▶ Task statement:
Will you quote precisely the lines that run from the top of the material below to the line containing "import * as d3 from 'd3';", both ends included?
------ Input data
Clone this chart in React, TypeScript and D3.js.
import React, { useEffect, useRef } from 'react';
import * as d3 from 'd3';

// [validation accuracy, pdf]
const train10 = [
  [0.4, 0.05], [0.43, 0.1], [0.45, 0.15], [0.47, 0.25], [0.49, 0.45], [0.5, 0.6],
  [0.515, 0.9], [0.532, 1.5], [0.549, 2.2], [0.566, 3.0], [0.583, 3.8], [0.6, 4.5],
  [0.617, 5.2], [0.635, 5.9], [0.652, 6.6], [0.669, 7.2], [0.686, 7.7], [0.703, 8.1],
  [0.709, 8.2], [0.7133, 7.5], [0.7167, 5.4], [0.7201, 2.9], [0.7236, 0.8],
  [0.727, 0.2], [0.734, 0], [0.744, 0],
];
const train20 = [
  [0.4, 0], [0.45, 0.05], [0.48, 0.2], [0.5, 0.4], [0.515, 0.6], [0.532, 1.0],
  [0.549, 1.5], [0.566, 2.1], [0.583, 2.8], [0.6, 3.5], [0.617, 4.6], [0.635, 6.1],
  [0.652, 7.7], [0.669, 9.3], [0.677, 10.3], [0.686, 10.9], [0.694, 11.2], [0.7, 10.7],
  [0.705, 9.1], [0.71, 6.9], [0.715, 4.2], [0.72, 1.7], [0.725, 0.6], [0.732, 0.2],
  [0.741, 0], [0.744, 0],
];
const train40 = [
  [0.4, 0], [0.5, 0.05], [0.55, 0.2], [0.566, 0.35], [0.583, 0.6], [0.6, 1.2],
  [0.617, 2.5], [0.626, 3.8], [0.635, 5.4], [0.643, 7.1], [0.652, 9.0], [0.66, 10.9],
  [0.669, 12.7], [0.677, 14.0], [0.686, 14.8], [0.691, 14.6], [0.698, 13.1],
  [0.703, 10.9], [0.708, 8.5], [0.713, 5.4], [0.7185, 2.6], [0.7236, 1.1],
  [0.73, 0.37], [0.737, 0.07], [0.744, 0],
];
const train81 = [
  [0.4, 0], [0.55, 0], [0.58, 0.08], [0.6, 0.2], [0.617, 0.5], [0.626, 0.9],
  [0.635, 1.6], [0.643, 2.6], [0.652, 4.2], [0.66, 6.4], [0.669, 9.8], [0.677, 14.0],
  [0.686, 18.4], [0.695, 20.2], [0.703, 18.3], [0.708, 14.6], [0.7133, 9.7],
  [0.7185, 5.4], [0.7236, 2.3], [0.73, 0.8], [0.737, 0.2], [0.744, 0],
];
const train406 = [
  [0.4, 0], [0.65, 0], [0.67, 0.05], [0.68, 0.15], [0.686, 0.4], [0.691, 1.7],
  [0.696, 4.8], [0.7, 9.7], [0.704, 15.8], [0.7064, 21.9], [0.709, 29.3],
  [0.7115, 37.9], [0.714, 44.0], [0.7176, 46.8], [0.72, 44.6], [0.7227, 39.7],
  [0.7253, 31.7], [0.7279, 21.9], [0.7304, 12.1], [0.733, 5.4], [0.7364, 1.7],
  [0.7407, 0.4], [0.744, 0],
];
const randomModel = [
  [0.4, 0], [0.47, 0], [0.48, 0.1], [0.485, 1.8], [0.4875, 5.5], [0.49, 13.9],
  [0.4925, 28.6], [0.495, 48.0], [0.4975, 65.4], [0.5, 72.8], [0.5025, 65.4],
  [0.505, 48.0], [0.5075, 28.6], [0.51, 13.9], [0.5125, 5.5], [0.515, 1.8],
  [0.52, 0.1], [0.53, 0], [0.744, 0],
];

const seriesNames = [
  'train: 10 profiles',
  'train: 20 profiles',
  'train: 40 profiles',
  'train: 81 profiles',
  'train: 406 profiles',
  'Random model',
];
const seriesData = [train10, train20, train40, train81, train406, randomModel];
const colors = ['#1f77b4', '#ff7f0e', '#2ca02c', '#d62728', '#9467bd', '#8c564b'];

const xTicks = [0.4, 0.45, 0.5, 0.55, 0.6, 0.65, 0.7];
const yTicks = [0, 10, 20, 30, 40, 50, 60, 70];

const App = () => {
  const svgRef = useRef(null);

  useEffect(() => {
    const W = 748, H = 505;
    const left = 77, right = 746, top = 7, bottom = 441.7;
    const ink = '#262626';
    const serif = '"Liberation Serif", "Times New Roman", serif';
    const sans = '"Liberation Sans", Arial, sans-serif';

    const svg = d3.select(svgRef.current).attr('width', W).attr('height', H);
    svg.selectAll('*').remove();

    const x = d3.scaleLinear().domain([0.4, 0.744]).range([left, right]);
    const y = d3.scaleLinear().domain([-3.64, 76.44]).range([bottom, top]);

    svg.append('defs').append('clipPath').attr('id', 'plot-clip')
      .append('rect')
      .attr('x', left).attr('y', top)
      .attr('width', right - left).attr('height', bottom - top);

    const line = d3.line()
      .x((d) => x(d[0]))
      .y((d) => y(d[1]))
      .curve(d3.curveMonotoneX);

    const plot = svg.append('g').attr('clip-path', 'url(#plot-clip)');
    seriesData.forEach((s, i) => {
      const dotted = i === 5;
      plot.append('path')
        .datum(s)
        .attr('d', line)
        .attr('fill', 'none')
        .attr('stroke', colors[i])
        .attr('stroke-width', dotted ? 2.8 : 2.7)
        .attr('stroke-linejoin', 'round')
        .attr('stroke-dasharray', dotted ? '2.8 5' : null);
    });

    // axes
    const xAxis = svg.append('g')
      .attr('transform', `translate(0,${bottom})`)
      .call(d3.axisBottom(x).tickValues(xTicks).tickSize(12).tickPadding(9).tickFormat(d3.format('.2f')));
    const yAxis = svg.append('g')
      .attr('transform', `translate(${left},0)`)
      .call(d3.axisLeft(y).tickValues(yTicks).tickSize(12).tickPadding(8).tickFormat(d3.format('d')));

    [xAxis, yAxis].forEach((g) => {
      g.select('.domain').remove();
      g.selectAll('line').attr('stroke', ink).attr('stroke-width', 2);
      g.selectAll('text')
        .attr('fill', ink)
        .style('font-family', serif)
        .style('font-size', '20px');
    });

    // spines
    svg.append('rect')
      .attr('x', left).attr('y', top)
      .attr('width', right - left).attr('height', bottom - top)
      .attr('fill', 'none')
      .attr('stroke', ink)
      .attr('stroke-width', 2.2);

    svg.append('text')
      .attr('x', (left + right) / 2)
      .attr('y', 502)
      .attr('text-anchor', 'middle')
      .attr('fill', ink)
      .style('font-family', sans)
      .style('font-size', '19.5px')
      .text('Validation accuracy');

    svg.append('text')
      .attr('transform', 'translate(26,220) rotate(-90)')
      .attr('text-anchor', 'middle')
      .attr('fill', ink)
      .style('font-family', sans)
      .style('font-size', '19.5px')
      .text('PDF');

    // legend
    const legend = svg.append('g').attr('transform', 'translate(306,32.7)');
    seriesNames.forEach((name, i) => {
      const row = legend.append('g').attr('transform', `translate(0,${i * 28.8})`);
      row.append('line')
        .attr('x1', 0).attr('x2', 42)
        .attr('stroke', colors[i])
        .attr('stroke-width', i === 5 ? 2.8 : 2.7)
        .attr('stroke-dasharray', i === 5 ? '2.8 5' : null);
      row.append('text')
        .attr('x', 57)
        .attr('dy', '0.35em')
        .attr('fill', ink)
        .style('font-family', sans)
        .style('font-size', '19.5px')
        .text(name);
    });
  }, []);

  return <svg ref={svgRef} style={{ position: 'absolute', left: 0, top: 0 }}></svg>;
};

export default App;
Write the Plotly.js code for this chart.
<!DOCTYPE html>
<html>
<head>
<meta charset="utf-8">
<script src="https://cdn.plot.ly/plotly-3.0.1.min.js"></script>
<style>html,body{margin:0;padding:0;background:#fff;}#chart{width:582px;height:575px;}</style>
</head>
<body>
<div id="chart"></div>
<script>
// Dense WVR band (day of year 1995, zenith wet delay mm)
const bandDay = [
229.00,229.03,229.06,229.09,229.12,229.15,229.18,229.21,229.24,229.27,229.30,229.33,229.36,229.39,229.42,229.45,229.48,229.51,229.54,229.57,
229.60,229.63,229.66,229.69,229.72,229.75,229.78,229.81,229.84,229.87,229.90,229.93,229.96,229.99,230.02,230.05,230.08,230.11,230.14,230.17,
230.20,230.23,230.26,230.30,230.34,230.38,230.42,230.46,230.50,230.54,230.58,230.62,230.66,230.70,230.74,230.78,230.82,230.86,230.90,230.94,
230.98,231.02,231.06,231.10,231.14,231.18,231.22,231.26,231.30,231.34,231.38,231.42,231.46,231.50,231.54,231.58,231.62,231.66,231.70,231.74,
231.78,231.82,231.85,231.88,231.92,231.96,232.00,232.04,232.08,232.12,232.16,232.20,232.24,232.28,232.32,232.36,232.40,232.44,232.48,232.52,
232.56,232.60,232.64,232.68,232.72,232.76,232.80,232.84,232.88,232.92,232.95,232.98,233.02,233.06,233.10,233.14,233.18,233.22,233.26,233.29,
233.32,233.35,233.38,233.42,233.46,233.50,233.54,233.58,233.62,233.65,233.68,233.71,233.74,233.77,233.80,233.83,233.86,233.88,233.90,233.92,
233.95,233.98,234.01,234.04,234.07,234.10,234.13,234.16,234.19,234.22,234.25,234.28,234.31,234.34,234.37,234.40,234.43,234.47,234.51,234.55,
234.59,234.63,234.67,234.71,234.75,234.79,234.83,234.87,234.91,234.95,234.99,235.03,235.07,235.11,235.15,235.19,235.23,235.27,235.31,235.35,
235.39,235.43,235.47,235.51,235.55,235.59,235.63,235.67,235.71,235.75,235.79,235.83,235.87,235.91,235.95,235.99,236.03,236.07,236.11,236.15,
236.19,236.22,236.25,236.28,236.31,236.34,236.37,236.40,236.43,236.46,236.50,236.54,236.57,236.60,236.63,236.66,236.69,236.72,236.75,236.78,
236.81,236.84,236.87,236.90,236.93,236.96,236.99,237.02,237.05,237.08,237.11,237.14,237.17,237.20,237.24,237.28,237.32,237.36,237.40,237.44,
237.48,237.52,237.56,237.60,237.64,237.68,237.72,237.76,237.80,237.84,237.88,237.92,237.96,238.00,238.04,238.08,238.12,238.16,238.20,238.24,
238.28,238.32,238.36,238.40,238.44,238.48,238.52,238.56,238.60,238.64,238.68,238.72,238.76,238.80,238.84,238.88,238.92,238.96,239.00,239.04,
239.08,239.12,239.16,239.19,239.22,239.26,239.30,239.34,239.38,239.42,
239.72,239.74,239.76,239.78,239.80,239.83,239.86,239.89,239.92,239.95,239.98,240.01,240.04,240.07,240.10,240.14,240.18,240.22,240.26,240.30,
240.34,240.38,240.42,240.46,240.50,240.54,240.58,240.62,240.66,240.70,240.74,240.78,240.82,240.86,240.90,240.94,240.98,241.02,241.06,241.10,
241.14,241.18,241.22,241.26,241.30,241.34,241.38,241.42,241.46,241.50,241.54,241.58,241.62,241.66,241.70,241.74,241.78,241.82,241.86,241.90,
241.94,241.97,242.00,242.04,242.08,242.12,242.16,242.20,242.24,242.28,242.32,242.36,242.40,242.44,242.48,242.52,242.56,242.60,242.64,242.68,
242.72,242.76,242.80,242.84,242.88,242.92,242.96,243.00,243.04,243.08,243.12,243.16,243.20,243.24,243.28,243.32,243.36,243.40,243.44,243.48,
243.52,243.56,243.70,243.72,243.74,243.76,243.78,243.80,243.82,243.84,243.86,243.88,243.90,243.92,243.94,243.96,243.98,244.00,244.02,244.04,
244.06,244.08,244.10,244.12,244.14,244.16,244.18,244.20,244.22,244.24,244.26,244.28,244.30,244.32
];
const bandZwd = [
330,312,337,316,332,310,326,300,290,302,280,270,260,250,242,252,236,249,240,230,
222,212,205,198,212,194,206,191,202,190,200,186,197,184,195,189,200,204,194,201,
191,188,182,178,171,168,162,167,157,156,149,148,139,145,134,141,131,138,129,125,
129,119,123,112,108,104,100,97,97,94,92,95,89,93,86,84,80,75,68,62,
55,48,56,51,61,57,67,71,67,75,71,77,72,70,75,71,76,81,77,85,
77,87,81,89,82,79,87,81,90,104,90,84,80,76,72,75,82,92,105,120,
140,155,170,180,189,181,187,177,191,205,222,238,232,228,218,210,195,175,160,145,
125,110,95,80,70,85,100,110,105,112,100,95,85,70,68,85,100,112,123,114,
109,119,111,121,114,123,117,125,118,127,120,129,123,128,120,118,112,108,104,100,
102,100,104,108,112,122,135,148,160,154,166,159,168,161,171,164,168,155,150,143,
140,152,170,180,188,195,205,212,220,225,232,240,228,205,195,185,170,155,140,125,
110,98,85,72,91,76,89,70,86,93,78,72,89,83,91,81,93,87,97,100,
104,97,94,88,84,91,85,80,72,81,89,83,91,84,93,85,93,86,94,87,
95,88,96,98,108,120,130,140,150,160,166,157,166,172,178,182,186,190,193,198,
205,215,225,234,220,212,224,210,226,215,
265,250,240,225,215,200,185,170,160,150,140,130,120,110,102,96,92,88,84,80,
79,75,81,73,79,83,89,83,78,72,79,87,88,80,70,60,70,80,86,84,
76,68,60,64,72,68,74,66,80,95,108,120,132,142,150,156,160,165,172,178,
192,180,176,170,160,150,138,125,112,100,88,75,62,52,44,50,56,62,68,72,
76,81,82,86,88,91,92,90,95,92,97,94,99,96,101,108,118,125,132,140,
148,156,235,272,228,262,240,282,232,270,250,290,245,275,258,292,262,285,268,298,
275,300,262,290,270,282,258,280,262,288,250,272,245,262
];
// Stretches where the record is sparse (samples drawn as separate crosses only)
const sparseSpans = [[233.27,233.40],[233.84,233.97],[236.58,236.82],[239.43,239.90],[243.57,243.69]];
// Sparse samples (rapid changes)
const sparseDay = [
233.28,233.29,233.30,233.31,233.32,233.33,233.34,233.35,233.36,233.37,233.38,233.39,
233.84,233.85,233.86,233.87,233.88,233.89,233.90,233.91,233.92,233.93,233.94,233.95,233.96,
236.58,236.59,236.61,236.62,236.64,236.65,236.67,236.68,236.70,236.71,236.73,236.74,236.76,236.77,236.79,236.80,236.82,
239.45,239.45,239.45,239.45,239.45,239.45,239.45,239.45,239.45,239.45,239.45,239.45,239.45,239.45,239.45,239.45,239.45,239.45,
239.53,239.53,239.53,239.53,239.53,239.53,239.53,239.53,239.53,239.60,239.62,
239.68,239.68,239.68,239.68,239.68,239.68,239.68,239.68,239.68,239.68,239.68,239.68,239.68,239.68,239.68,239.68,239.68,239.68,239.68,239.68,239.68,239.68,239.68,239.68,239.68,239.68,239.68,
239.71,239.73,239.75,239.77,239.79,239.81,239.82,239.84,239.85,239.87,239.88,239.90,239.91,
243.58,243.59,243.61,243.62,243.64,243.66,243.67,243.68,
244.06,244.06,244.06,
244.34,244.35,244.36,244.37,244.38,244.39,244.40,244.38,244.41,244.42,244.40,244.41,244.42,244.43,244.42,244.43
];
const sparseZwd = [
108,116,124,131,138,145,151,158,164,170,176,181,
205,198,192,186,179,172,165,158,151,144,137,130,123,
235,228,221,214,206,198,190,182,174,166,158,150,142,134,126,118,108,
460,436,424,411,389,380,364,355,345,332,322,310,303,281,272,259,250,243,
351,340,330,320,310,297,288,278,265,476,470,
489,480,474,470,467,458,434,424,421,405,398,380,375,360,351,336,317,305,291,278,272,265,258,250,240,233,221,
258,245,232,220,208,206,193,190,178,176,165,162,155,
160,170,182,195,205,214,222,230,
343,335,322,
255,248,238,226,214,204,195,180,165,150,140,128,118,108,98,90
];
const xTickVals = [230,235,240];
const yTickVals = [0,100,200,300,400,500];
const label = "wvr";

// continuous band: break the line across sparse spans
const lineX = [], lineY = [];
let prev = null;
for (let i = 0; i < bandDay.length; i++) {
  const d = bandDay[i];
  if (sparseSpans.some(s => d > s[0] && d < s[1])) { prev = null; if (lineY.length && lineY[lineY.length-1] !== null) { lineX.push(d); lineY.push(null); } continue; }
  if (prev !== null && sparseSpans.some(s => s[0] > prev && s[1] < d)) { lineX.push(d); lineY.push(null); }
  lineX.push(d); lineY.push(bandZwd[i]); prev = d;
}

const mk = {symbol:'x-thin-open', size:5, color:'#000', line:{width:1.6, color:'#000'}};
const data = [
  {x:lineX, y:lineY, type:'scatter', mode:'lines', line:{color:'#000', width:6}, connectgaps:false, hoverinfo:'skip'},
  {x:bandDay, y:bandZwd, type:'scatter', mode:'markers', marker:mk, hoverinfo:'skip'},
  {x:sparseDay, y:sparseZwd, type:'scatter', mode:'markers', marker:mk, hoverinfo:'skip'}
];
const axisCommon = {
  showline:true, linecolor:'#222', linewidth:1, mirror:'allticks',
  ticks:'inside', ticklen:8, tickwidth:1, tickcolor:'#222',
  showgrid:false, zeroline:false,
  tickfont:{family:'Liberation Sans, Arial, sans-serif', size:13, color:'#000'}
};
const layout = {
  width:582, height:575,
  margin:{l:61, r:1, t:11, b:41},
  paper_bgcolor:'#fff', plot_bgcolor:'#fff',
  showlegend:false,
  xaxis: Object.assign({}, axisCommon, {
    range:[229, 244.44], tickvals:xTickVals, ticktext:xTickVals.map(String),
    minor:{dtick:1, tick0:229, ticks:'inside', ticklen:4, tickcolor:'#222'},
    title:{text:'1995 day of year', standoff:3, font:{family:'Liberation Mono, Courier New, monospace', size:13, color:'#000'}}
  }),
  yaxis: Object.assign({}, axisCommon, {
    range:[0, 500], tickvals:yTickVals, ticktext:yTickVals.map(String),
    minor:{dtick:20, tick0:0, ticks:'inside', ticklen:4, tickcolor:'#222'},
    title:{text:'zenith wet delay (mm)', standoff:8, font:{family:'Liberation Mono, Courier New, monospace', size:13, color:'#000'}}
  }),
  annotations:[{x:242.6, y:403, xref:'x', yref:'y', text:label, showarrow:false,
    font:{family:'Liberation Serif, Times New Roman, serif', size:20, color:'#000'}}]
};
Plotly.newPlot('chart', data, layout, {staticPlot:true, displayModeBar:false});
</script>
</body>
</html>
------------
▶ Output of the task:
Clone this chart in React, TypeScript and D3.js.
import React, { useEffect, useRef } from 'react';
import * as d3 from 'd3';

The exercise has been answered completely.